On behalf of women business owners everywhere, I'm flattered -- I am! -- that you think we're a powerful lobby. (We do have the indisputable mom moral high ground.)
But here's a splash of cold water on your contention that women business owners have arrived: on Monday the Small Business Administration released year-to-date lending stats. Women-owned businesses got less than they did in 2008 -- a lot less. In 2008, women business owners got 18% of the approved 7(a) and ARC loans. In 2010 so far, they got 14%. Fewer women applied for loans: they accounted for 23% of the applications in 2008 and 18% in 2010.

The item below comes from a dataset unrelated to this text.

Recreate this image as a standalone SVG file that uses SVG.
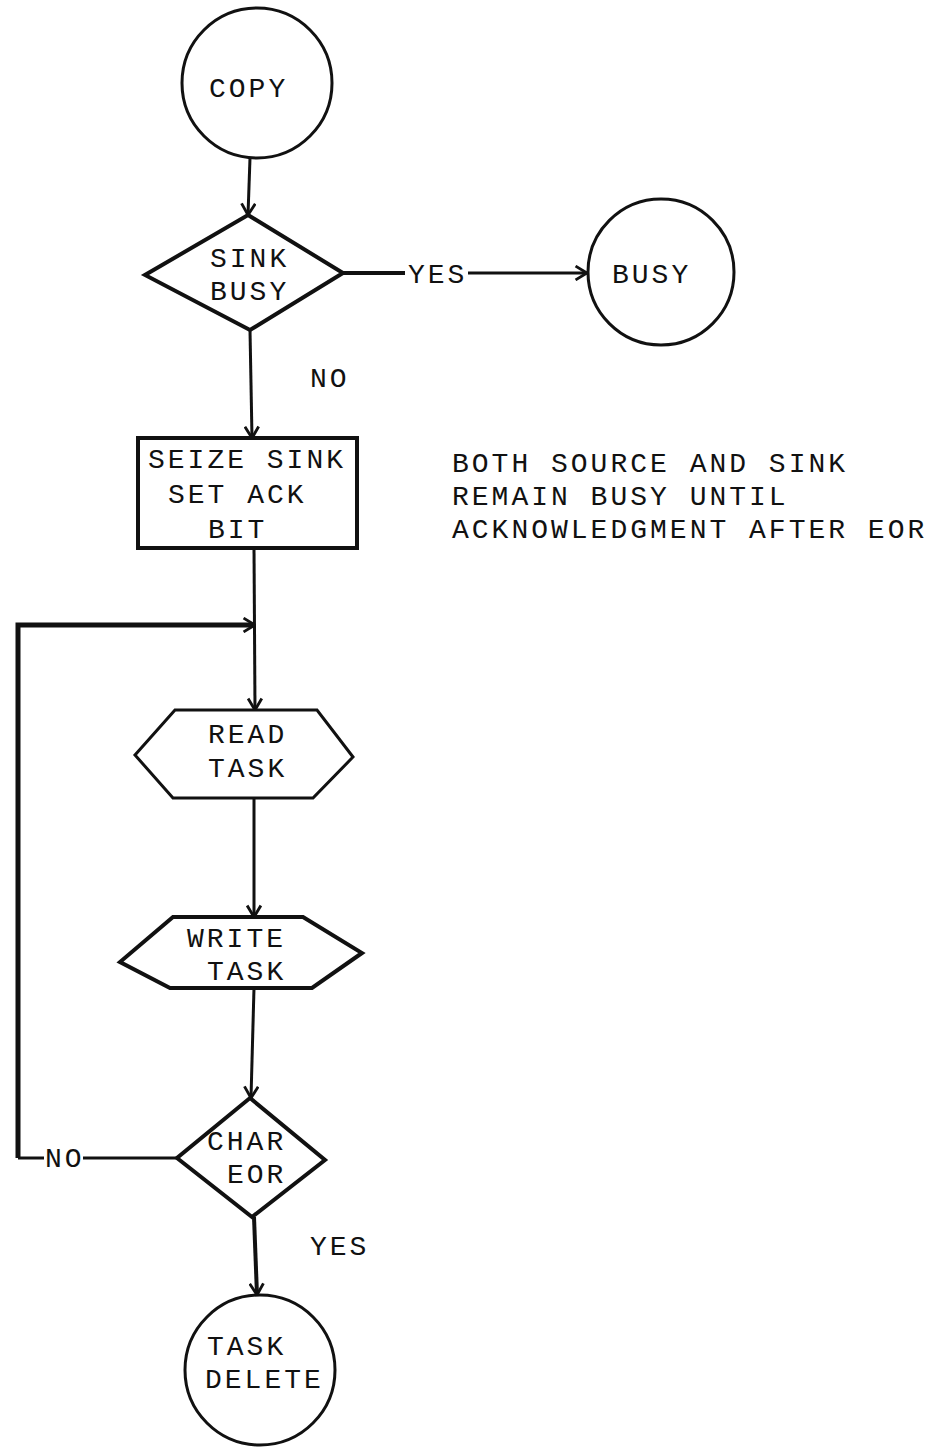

You may think that women showed common sense as the economy crashed and took even fewer economic risks than usual. You could argue -- as I would -- that more women worked longer at their day jobs and with husbands laid off, gee, just didn't have time, energy or bandwidth to start a business too. You could also posit that gutted home equity wasn't there any more to collateralize SBA loans (though the total amount of SBA lending actually rose a little, to $12.4 billion.) But the fact remains: of the money doled out, women got less. While, as we all know, federal spending shot to the heavens.
Ensuring that women get a fair shot at contracts is a priority for the Obama administration, which actually made some progress on that point as stimulus money was doled out, as I reported in June. SBA execs I interviewed then said they were going to apply those lessons to the whole system.
Announced on Monday, here's what that looks like:
- The new SBA contract compliance rules sweep in 83 industries in which women-owned small businesses are under-represented in federal contracts, both in dollars and the number of businesses
- Set-asides are for manufacturing contracts worth up to $5 million and for other business categories, up to $3 million
- Women-owned businesses can self-certify through an online site accessible to all federal contracting officers (Glad I'm sitting down. This sounds like efficiency.)
- Every agency's compliance will be monitored by the SBA, replicating its success with stimulus disbursements.